• [Task directions]: Starting at the top of the listing, extract every line up to and including the one with "import numpy as np". Pictures stay out of the copy.
_____
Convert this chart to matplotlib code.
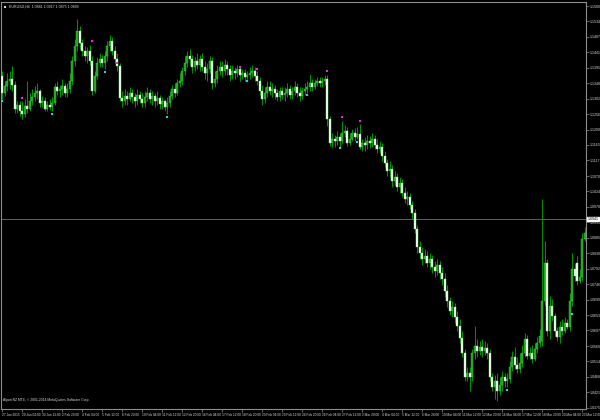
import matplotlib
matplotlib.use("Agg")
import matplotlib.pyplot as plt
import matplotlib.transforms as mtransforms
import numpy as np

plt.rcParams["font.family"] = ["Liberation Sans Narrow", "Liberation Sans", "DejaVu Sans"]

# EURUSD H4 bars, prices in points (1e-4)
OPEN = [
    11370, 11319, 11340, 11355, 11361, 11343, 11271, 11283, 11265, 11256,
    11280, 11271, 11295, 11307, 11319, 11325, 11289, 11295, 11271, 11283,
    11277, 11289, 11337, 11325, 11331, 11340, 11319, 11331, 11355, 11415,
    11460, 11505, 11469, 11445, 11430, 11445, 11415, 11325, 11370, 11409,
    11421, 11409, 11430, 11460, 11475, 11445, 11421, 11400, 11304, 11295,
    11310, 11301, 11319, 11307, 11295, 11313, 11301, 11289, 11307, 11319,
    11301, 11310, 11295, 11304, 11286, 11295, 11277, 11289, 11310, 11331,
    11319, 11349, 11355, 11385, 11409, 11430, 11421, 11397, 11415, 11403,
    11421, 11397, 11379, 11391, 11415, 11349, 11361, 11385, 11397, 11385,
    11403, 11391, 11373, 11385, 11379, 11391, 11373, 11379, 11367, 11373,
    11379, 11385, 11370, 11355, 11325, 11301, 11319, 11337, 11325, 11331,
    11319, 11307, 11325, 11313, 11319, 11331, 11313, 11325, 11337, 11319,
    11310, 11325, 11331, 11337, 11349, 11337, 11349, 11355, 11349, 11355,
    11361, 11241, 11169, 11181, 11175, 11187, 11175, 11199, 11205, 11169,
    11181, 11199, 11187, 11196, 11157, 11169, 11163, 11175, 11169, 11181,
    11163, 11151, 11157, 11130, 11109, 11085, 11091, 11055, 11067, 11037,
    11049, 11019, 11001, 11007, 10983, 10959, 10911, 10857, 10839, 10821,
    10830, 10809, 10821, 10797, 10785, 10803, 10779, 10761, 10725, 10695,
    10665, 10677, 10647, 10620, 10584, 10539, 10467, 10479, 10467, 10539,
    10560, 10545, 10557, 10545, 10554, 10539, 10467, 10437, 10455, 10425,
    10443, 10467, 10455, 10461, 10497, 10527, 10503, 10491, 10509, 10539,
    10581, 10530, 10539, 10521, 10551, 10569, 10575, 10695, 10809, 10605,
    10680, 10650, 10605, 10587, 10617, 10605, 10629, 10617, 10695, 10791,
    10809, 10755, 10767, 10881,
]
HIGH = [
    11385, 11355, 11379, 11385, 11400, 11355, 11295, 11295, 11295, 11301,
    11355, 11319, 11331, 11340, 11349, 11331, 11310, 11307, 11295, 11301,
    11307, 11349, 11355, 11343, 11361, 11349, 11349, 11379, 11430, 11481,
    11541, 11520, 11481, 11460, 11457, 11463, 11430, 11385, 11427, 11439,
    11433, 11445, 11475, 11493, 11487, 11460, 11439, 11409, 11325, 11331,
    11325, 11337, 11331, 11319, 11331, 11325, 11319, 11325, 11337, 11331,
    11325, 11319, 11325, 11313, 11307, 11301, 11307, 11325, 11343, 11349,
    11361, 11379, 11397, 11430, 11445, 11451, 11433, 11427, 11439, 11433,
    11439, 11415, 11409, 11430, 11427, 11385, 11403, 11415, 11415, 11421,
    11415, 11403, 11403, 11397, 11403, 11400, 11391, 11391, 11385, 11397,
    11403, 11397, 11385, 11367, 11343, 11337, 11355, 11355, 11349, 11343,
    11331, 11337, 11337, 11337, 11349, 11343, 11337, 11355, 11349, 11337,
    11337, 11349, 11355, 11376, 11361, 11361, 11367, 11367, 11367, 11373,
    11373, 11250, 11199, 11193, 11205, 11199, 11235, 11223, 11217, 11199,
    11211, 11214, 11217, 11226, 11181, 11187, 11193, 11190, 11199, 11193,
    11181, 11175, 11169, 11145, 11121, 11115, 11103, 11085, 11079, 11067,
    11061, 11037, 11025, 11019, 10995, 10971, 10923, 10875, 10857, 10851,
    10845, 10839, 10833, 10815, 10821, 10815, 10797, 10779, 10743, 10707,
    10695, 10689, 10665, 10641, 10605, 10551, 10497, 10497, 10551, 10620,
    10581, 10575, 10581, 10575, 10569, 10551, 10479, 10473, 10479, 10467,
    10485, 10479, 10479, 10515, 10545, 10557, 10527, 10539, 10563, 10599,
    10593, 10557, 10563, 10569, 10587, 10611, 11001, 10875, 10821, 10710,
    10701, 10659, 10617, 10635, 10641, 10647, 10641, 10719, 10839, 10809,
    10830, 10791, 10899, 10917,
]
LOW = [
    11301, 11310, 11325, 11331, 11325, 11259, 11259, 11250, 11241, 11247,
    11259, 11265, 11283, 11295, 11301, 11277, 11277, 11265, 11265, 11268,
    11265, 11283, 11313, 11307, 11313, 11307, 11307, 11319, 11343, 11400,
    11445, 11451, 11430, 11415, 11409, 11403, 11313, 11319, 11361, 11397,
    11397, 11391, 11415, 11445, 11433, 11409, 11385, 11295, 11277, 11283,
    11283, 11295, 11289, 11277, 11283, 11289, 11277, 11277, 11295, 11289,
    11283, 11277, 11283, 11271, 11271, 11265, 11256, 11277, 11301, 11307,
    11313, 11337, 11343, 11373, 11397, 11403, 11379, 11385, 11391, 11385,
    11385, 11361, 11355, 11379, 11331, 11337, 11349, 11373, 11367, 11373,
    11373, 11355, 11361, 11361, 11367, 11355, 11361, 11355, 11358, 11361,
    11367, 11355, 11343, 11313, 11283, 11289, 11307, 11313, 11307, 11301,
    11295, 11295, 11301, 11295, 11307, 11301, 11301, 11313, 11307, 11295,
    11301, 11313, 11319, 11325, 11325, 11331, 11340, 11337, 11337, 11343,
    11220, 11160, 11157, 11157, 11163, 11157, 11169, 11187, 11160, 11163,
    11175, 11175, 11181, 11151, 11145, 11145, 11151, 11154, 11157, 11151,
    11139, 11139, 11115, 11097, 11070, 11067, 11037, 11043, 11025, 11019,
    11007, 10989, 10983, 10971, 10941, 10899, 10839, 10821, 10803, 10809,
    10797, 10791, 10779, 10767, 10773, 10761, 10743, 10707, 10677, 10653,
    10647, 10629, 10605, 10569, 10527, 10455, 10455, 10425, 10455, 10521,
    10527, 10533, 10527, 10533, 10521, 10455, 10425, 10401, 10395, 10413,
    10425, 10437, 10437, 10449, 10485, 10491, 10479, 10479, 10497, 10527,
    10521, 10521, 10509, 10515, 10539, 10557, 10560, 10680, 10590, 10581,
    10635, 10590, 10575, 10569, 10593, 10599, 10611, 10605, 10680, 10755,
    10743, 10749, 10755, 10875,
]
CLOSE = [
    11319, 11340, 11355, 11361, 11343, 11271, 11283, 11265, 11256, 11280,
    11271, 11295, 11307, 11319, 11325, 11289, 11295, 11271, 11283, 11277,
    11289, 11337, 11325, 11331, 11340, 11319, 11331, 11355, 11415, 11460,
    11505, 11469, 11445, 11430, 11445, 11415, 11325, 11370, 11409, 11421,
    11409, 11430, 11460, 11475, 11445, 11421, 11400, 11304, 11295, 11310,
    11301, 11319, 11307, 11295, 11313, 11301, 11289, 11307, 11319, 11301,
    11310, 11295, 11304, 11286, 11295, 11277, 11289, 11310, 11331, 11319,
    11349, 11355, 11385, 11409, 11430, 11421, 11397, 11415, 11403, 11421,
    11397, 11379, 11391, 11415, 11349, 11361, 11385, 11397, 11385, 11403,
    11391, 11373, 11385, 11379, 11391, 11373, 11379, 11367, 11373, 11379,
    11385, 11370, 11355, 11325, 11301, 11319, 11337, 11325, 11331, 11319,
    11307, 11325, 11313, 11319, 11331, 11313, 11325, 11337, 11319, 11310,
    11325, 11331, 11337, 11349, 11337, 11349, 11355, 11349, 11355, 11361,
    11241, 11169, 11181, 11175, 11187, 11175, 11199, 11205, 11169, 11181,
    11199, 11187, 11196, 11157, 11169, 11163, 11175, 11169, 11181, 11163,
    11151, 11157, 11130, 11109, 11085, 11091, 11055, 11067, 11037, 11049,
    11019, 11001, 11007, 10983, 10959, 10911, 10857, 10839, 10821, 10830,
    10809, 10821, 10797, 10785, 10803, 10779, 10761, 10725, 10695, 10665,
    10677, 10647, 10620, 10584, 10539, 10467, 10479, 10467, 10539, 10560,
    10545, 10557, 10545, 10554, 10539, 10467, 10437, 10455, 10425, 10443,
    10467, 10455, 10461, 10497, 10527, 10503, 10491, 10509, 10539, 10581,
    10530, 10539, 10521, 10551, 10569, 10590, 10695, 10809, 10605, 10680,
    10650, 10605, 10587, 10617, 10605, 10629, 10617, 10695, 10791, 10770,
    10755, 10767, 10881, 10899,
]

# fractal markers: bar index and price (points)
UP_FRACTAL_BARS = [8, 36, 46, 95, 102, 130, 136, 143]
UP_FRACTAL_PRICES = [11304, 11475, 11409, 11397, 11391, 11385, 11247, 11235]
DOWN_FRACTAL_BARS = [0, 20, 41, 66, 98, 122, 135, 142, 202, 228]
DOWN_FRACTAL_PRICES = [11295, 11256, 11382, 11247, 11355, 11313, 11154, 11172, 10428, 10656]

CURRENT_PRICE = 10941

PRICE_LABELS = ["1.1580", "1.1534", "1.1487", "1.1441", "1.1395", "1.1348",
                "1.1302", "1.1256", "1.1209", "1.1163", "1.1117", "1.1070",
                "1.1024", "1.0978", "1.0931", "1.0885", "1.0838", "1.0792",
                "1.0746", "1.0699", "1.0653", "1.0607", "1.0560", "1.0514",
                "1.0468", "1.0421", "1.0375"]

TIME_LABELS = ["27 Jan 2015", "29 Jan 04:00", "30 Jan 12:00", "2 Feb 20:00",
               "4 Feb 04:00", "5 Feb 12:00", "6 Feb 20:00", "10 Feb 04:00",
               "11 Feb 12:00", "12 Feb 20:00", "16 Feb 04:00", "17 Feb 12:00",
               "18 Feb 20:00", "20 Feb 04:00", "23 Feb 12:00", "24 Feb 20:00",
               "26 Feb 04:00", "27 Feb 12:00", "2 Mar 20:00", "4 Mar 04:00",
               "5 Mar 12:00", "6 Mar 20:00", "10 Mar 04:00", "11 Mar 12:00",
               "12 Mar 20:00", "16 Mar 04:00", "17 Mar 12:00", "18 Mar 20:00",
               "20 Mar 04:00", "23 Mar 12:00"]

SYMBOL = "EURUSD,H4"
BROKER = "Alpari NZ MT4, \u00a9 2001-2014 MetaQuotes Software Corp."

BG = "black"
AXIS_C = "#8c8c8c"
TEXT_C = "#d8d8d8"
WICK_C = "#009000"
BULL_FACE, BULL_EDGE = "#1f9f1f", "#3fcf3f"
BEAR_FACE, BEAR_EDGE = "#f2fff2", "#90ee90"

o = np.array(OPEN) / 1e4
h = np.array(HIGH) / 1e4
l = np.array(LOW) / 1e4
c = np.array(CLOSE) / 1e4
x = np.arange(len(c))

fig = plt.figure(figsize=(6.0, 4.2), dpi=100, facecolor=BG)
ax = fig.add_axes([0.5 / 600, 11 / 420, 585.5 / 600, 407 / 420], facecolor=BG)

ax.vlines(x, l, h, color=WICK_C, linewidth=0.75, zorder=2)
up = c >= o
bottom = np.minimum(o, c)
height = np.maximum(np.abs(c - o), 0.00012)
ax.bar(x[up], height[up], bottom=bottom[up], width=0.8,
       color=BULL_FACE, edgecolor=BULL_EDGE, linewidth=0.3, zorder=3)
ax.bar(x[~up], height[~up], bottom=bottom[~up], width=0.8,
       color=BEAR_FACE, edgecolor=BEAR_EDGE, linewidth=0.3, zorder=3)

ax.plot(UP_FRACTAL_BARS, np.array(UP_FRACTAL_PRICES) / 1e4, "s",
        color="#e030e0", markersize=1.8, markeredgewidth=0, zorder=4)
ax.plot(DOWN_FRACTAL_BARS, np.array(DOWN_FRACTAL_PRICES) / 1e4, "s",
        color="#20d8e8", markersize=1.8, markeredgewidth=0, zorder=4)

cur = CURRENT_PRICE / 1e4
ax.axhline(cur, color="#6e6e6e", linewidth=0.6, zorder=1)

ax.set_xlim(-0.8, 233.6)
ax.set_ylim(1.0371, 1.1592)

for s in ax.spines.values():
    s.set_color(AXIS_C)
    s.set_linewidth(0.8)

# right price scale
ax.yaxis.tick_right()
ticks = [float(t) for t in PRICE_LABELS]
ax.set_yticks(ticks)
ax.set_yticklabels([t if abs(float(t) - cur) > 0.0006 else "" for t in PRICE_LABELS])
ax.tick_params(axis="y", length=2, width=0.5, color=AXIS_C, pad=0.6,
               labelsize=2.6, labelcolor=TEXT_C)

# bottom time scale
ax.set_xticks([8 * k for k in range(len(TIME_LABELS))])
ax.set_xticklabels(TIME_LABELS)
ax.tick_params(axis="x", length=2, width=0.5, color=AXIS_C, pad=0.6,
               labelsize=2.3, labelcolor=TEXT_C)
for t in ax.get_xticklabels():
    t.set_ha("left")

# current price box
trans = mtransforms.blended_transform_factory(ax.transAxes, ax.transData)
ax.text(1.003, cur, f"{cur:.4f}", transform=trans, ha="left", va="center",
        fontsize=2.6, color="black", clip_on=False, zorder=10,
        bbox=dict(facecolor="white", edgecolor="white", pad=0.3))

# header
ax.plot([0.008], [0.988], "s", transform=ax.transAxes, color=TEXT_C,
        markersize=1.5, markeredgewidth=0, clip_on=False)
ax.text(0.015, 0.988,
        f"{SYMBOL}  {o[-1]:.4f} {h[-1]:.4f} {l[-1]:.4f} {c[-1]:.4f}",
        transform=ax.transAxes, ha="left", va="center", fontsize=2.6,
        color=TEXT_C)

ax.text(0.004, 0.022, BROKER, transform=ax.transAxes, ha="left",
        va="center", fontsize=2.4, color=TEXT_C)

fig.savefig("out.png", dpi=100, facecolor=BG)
_____
• [Exercise answer]:
Convert this chart to matplotlib code.
import matplotlib
matplotlib.use("Agg")
import matplotlib.pyplot as plt
import matplotlib.transforms as mtransforms
import numpy as np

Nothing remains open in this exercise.